» What you will do
Give all the lines below again, exactly, with no pictures.

⁂

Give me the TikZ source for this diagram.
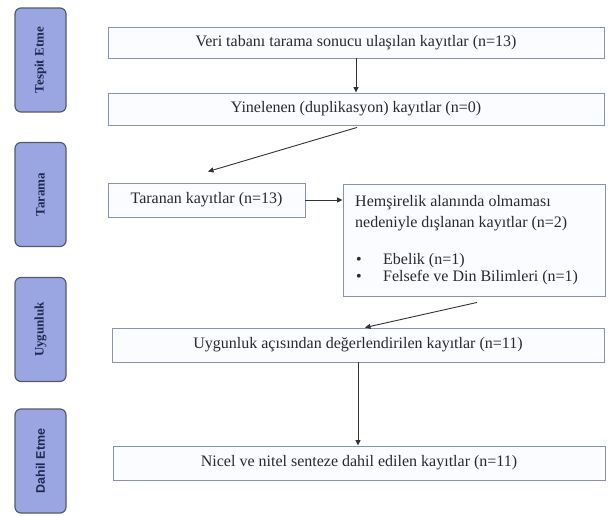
\documentclass[tikz,border=0pt]{standalone}
\usepackage{fontspec}
\setmainfont{Liberation Serif}
\newfontfamily\sidesans{Liberation Sans}
\usetikzlibrary{arrows.meta,calc}
\definecolor{boxline}{HTML}{8A93AC}
\definecolor{boxfill}{HTML}{FBFCFF}
\definecolor{sideline}{HTML}{555B6E}
\definecolor{sidefill}{HTML}{9AA6E2}
\definecolor{sidetext}{HTML}{1E2A52}
\definecolor{arrowcol}{HTML}{333333}
\definecolor{txt}{HTML}{2A2A2A}
\tikzset{
  flowbox/.style={draw=boxline, line width=0.9pt, fill=boxfill, inner sep=0pt, text=txt, font=\fontsize{16}{18}\selectfont},
  ftext/.style={inner sep=0pt, anchor=west, text=txt, font=\fontsize{16}{18}\selectfont},
  sidebox/.style={draw=sideline, line width=1.2pt, fill=sidefill, rounded corners=6pt, rotate=90, minimum width=104pt, minimum height=51pt, inner sep=0pt, text=sidetext, font=\bfseries\fontsize{13}{15}\selectfont},
  arr/.style={-{Triangle[length=5.5pt,width=5pt]}, line width=0.9pt, draw=arrowcol}
}
\begin{document}
\begin{tikzpicture}[x=1pt,y=-1pt]
\useasboundingbox[fill=white] (0,0) rectangle (611,517);
% side labels
\node[sidebox] (s1) at (40.5,60) {Tespit Etme};
\node[sidebox] (s2) at (40.5,194.5) {Tarama};
\node[sidebox] (s3) at (40.5,329.5) {Uygunluk};
\node[sidebox, font=\sidesans\bfseries\fontsize{12.5}{15}\selectfont] (s4) at (40.5,461) {Dahil Etme};
% main boxes
\node[flowbox, minimum width=496pt, minimum height=31pt] (b1) at (356,42.5) {Veri tabanı tarama sonucu ulaşılan kayıtlar (n=13)};
\node[flowbox, minimum width=496pt, minimum height=32pt] (b2) at (356,109) {Yinelenen (duplikasyon) kayıtlar (n=0)};
\node[flowbox, minimum width=197pt, minimum height=34pt] (b3) at (206.5,200) {Taranan kayıtlar (n=13)};
\node[flowbox, minimum width=262pt, minimum height=112pt] (b4) at (474,240) {};
\node[ftext] (h1) at (355,203) {Hemşirelik alanında olmaması};
\node[ftext] (h2) at (355,224) {nedeniyle dışlanan kayıtlar (n=2)};
\node[ftext] (d1) at (356,261) {•};
\node[ftext] (e1) at (383,261) {Ebelik (n=1)};
\node[ftext] (d2) at (356,278) {•};
\node[ftext] (e2) at (383,278) {Felsefe ve Din Bilimleri (n=1)};
\node[flowbox, minimum width=492pt, minimum height=34pt] (b5) at (358,345) {Uygunluk açısından değerlendirilen kayıtlar (n=11)};
\node[flowbox, minimum width=492pt, minimum height=34pt] (b6) at (359,463) {Nicel ve nitel senteze dahil edilen kayıtlar (n=11)};
% connectors
\coordinate (t3) at ($(b3.north)+(1.5,-11)$);
\coordinate (t5) at ($(b5.north)+(7,0)$);
\draw[arr] (b1) -- (b2);
\draw[arr] ($(b2.south)+(1,2)$) -- (t3);
\draw[arr] (b3.east) -- (b3.east -| b4.west);
\draw[arr] ($(b4.south)+(3,6)$) -- (t5);
\draw[arr] (b5.south) -- (b5.south |- b6.north);
\end{tikzpicture}
\end{document}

⁂

» Result
Give me the TikZ source for this diagram.
\documentclass[tikz,border=0pt]{standalone}
\usepackage{fontspec}
\setmainfont{Liberation Serif}
\newfontfamily\sidesans{Liberation Sans}
\usetikzlibrary{arrows.meta,calc}
\definecolor{boxline}{HTML}{8A93AC}
\definecolor{boxfill}{HTML}{FBFCFF}
\definecolor{sideline}{HTML}{555B6E}
\definecolor{sidefill}{HTML}{9AA6E2}
\definecolor{sidetext}{HTML}{1E2A52}
\definecolor{arrowcol}{HTML}{333333}
\definecolor{txt}{HTML}{2A2A2A}
\tikzset{
  flowbox/.style={draw=boxline, line width=0.9pt, fill=boxfill, inner sep=0pt, text=txt, font=\fontsize{16}{18}\selectfont},
  ftext/.style={inner sep=0pt, anchor=west, text=txt, font=\fontsize{16}{18}\selectfont},
  sidebox/.style={draw=sideline, line width=1.2pt, fill=sidefill, rounded corners=6pt, rotate=90, minimum width=104pt, minimum height=51pt, inner sep=0pt, text=sidetext, font=\bfseries\fontsize{13}{15}\selectfont},
  arr/.style={-{Triangle[length=5.5pt,width=5pt]}, line width=0.9pt, draw=arrowcol}
}
\begin{document}
\begin{tikzpicture}[x=1pt,y=-1pt]
\useasboundingbox[fill=white] (0,0) rectangle (611,517);
% side labels
\node[sidebox] (s1) at (40.5,60) {Tespit Etme};
\node[sidebox] (s2) at (40.5,194.5) {Tarama};
\node[sidebox] (s3) at (40.5,329.5) {Uygunluk};
\node[sidebox, font=\sidesans\bfseries\fontsize{12.5}{15}\selectfont] (s4) at (40.5,461) {Dahil Etme};
% main boxes
\node[flowbox, minimum width=496pt, minimum height=31pt] (b1) at (356,42.5) {Veri tabanı tarama sonucu ulaşılan kayıtlar (n=13)};
\node[flowbox, minimum width=496pt, minimum height=32pt] (b2) at (356,109) {Yinelenen (duplikasyon) kayıtlar (n=0)};
\node[flowbox, minimum width=197pt, minimum height=34pt] (b3) at (206.5,200) {Taranan kayıtlar (n=13)};
\node[flowbox, minimum width=262pt, minimum height=112pt] (b4) at (474,240) {};
\node[ftext] (h1) at (355,203) {Hemşirelik alanında olmaması};
\node[ftext] (h2) at (355,224) {nedeniyle dışlanan kayıtlar (n=2)};
\node[ftext] (d1) at (356,261) {•};
\node[ftext] (e1) at (383,261) {Ebelik (n=1)};
\node[ftext] (d2) at (356,278) {•};
\node[ftext] (e2) at (383,278) {Felsefe ve Din Bilimleri (n=1)};
\node[flowbox, minimum width=492pt, minimum height=34pt] (b5) at (358,345) {Uygunluk açısından değerlendirilen kayıtlar (n=11)};
\node[flowbox, minimum width=492pt, minimum height=34pt] (b6) at (359,463) {Nicel ve nitel senteze dahil edilen kayıtlar (n=11)};
% connectors
\coordinate (t3) at ($(b3.north)+(1.5,-11)$);
\coordinate (t5) at ($(b5.north)+(7,0)$);
\draw[arr] (b1) -- (b2);
\draw[arr] ($(b2.south)+(1,2)$) -- (t3);
\draw[arr] (b3.east) -- (b3.east -| b4.west);
\draw[arr] ($(b4.south)+(3,6)$) -- (t5);
\draw[arr] (b5.south) -- (b5.south |- b6.north);
\end{tikzpicture}
\end{document}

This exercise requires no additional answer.